Put simply, throughout this period, you would have made money by playing the paper barrel (futures contracts) against wet barrel (actual oil in consignment for physical trade) in WTI against Brent. And that would have accentuated the overall weakness of WTI.
Second, U.S. producers are now exporting 1.2 million barrels of crude daily and already exports more refined oil products than anybody else worldwide. This follows a Congressional decision two years ago, the result of a “compromise” to avoid a budget default, to end a more than four decade old prohibition against exporting American crude.
Therefore, there is a more powerful way developing to play the WTI-Brent spread by expanding its applicability. Brent is used more often worldwide on any given day as the standard for discounted contracts than is WTI.
Both are sweeter (having less sulfur content) than more than 80% of the oil traded. That means the price of an average consignment in the international market is set at a discount to either Brent (the preferred benchmark) or WTI.
The present American exports are largely going into storage elsewhere (especially in Rotterdam, the largest crude oil storage location in Europe), rather than having formal contracted end users (such as foreign refineries).
However, both the refined oil products and the pass-through crude for export are moving through American refineries. It is in the interest of those refineries to magnify the pricing difference by cutting paper to depress the WTI price.
It is, therefore, of more than passing interest that the period producing an 8.2% decline in the WTI price for the month and a 0.5% rise for the week, has resulted in the average values of publicly traded stock in the U.S. refinery improving 1.2% for the month and 3% for the week.
Third, what has emerged as a “manipulation for profit” has been further supported by the continuing improvement on the demand side both in the U.S. and globally. Artificially driving the price down cannot be sustained by relying upon the existence of rising supply if the demand for crude is moving down as well.
There is a simple reason for this.
In a non-volatile market environment, a trader will peg the price of a futures contract on the expected cost of the next available barrel. On the other hand, when the market pricing expectations are moving down, that dynamic becomes one of setting contract price on the expected lowest cost of the next available barrel.
That is where the accentuation of the decline takes place and the primary profit is made. Not from what the market is really giving, but from what can be manipulated in the short trade paper controlling the underlying oil.
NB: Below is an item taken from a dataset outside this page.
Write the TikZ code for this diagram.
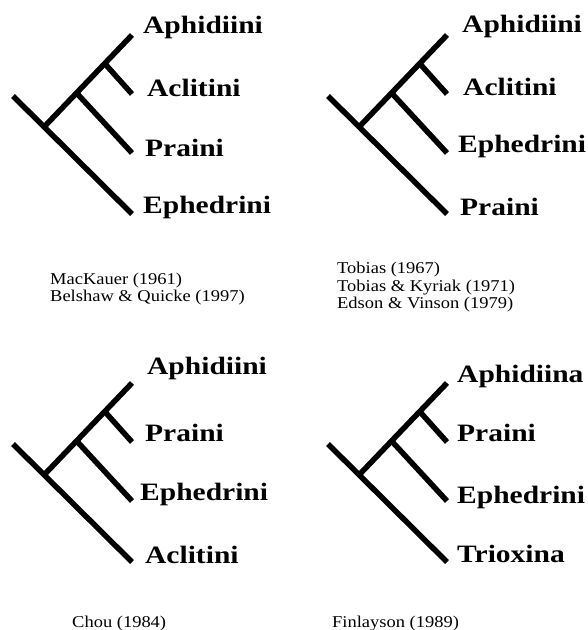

Of course, once the run has been spent and the market starts rebounding, these shorts must be unwound with longer positions replacing them. Should events contribute to a perception of a supply shortage (or even a levelling off), the market can then experience a pricing rise moving beyond what the underlying factors would justify.
Like any roller coaster, what plummets down must move back up.
Disclosure: None.
Thank you for your insights Kent. Also some food for thought that I don't often hear about in the oil sector. What are the chances of the ramp up in US production causing countries agreeing to the OPEC deals to turn back on the deals? Russia in particular has a history of turning back on these kinds of deals with OPEC. I also believe the rise in US production will negatively impact the renewal of OPEC's production deals.